In your copy, include every line of the listing below exactly but none of the pictures.

begin Data excerpt

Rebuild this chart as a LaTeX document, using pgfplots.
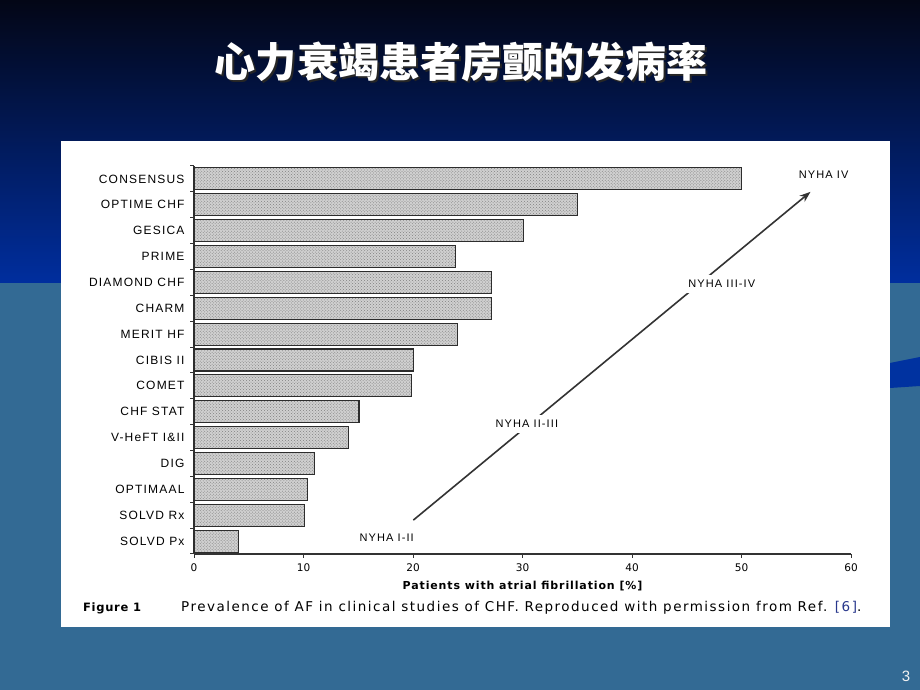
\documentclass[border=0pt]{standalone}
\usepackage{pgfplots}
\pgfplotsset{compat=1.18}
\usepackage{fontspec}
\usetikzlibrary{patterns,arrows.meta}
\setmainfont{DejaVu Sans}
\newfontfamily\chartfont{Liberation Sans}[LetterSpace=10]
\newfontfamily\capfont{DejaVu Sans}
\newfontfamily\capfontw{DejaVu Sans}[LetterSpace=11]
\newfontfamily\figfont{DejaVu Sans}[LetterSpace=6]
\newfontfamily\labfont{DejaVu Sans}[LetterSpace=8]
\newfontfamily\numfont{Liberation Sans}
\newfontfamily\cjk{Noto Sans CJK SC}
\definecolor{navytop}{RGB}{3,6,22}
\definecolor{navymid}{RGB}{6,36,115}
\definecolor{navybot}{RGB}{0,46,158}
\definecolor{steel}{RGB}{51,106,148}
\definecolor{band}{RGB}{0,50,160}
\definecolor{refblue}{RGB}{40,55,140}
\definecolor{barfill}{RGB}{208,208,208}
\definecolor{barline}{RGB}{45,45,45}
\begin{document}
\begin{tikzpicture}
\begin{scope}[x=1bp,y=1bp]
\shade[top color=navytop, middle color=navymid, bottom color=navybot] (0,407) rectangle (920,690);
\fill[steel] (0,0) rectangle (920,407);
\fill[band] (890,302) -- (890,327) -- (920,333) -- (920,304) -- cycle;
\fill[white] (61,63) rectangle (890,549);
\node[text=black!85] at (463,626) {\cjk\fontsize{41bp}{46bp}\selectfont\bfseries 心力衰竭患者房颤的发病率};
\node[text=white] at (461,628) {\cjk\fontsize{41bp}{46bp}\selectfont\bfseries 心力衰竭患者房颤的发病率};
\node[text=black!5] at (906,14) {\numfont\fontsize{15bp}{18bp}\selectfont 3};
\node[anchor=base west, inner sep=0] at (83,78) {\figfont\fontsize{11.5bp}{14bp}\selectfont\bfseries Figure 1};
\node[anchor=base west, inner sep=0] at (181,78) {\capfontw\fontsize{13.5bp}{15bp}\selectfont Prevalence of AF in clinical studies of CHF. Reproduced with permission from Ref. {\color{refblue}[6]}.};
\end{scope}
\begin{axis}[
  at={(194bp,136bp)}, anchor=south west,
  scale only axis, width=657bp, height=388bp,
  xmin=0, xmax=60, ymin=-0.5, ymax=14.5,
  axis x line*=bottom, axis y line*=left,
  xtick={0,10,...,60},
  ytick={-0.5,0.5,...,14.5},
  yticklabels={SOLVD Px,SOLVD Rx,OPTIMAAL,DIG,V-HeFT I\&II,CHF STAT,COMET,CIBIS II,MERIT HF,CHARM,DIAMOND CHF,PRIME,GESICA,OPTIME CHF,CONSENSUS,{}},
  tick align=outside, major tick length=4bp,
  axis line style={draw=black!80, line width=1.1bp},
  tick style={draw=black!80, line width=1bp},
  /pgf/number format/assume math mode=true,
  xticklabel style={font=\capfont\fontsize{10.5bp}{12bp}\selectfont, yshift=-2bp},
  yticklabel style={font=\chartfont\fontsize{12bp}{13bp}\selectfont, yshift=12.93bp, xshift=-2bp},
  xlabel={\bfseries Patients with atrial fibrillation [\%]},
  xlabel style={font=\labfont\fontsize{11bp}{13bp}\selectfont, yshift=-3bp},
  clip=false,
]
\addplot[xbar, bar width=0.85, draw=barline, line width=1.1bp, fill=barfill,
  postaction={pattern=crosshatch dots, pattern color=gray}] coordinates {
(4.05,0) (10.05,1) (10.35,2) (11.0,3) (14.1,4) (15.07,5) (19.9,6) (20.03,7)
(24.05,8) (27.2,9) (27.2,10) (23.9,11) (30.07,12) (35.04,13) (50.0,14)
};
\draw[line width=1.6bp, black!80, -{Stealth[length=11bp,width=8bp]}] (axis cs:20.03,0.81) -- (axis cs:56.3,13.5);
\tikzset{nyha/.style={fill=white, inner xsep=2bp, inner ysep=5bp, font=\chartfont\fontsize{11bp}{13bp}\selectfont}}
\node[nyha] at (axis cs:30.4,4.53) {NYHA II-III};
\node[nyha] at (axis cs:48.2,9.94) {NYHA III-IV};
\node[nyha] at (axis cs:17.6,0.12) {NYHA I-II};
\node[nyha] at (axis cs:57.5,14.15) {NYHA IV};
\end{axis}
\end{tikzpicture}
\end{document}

end Data excerpt

### Response below
Rebuild this chart as a LaTeX document, using pgfplots.
\documentclass[border=0pt]{standalone}
\usepackage{pgfplots}
\pgfplotsset{compat=1.18}
\usepackage{fontspec}
\usetikzlibrary{patterns,arrows.meta}
\setmainfont{DejaVu Sans}
\newfontfamily\chartfont{Liberation Sans}[LetterSpace=10]
\newfontfamily\capfont{DejaVu Sans}
\newfontfamily\capfontw{DejaVu Sans}[LetterSpace=11]
\newfontfamily\figfont{DejaVu Sans}[LetterSpace=6]
\newfontfamily\labfont{DejaVu Sans}[LetterSpace=8]
\newfontfamily\numfont{Liberation Sans}
\newfontfamily\cjk{Noto Sans CJK SC}
\definecolor{navytop}{RGB}{3,6,22}
\definecolor{navymid}{RGB}{6,36,115}
\definecolor{navybot}{RGB}{0,46,158}
\definecolor{steel}{RGB}{51,106,148}
\definecolor{band}{RGB}{0,50,160}
\definecolor{refblue}{RGB}{40,55,140}
\definecolor{barfill}{RGB}{208,208,208}
\definecolor{barline}{RGB}{45,45,45}
\begin{document}
\begin{tikzpicture}
\begin{scope}[x=1bp,y=1bp]
\shade[top color=navytop, middle color=navymid, bottom color=navybot] (0,407) rectangle (920,690);
\fill[steel] (0,0) rectangle (920,407);
\fill[band] (890,302) -- (890,327) -- (920,333) -- (920,304) -- cycle;
\fill[white] (61,63) rectangle (890,549);
\node[text=black!85] at (463,626) {\cjk\fontsize{41bp}{46bp}\selectfont\bfseries 心力衰竭患者房颤的发病率};
\node[text=white] at (461,628) {\cjk\fontsize{41bp}{46bp}\selectfont\bfseries 心力衰竭患者房颤的发病率};
\node[text=black!5] at (906,14) {\numfont\fontsize{15bp}{18bp}\selectfont 3};
\node[anchor=base west, inner sep=0] at (83,78) {\figfont\fontsize{11.5bp}{14bp}\selectfont\bfseries Figure 1};
\node[anchor=base west, inner sep=0] at (181,78) {\capfontw\fontsize{13.5bp}{15bp}\selectfont Prevalence of AF in clinical studies of CHF. Reproduced with permission from Ref. {\color{refblue}[6]}.};
\end{scope}
\begin{axis}[
  at={(194bp,136bp)}, anchor=south west,
  scale only axis, width=657bp, height=388bp,
  xmin=0, xmax=60, ymin=-0.5, ymax=14.5,
  axis x line*=bottom, axis y line*=left,
  xtick={0,10,...,60},
  ytick={-0.5,0.5,...,14.5},
  yticklabels={SOLVD Px,SOLVD Rx,OPTIMAAL,DIG,V-HeFT I\&II,CHF STAT,COMET,CIBIS II,MERIT HF,CHARM,DIAMOND CHF,PRIME,GESICA,OPTIME CHF,CONSENSUS,{}},
  tick align=outside, major tick length=4bp,
  axis line style={draw=black!80, line width=1.1bp},
  tick style={draw=black!80, line width=1bp},
  /pgf/number format/assume math mode=true,
  xticklabel style={font=\capfont\fontsize{10.5bp}{12bp}\selectfont, yshift=-2bp},
  yticklabel style={font=\chartfont\fontsize{12bp}{13bp}\selectfont, yshift=12.93bp, xshift=-2bp},
  xlabel={\bfseries Patients with atrial fibrillation [\%]},
  xlabel style={font=\labfont\fontsize{11bp}{13bp}\selectfont, yshift=-3bp},
  clip=false,
]
\addplot[xbar, bar width=0.85, draw=barline, line width=1.1bp, fill=barfill,
  postaction={pattern=crosshatch dots, pattern color=gray}] coordinates {
(4.05,0) (10.05,1) (10.35,2) (11.0,3) (14.1,4) (15.07,5) (19.9,6) (20.03,7)
(24.05,8) (27.2,9) (27.2,10) (23.9,11) (30.07,12) (35.04,13) (50.0,14)
};
\draw[line width=1.6bp, black!80, -{Stealth[length=11bp,width=8bp]}] (axis cs:20.03,0.81) -- (axis cs:56.3,13.5);
\tikzset{nyha/.style={fill=white, inner xsep=2bp, inner ysep=5bp, font=\chartfont\fontsize{11bp}{13bp}\selectfont}}
\node[nyha] at (axis cs:30.4,4.53) {NYHA II-III};
\node[nyha] at (axis cs:48.2,9.94) {NYHA III-IV};
\node[nyha] at (axis cs:17.6,0.12) {NYHA I-II};
\node[nyha] at (axis cs:57.5,14.15) {NYHA IV};
\end{axis}
\end{tikzpicture}
\end{document}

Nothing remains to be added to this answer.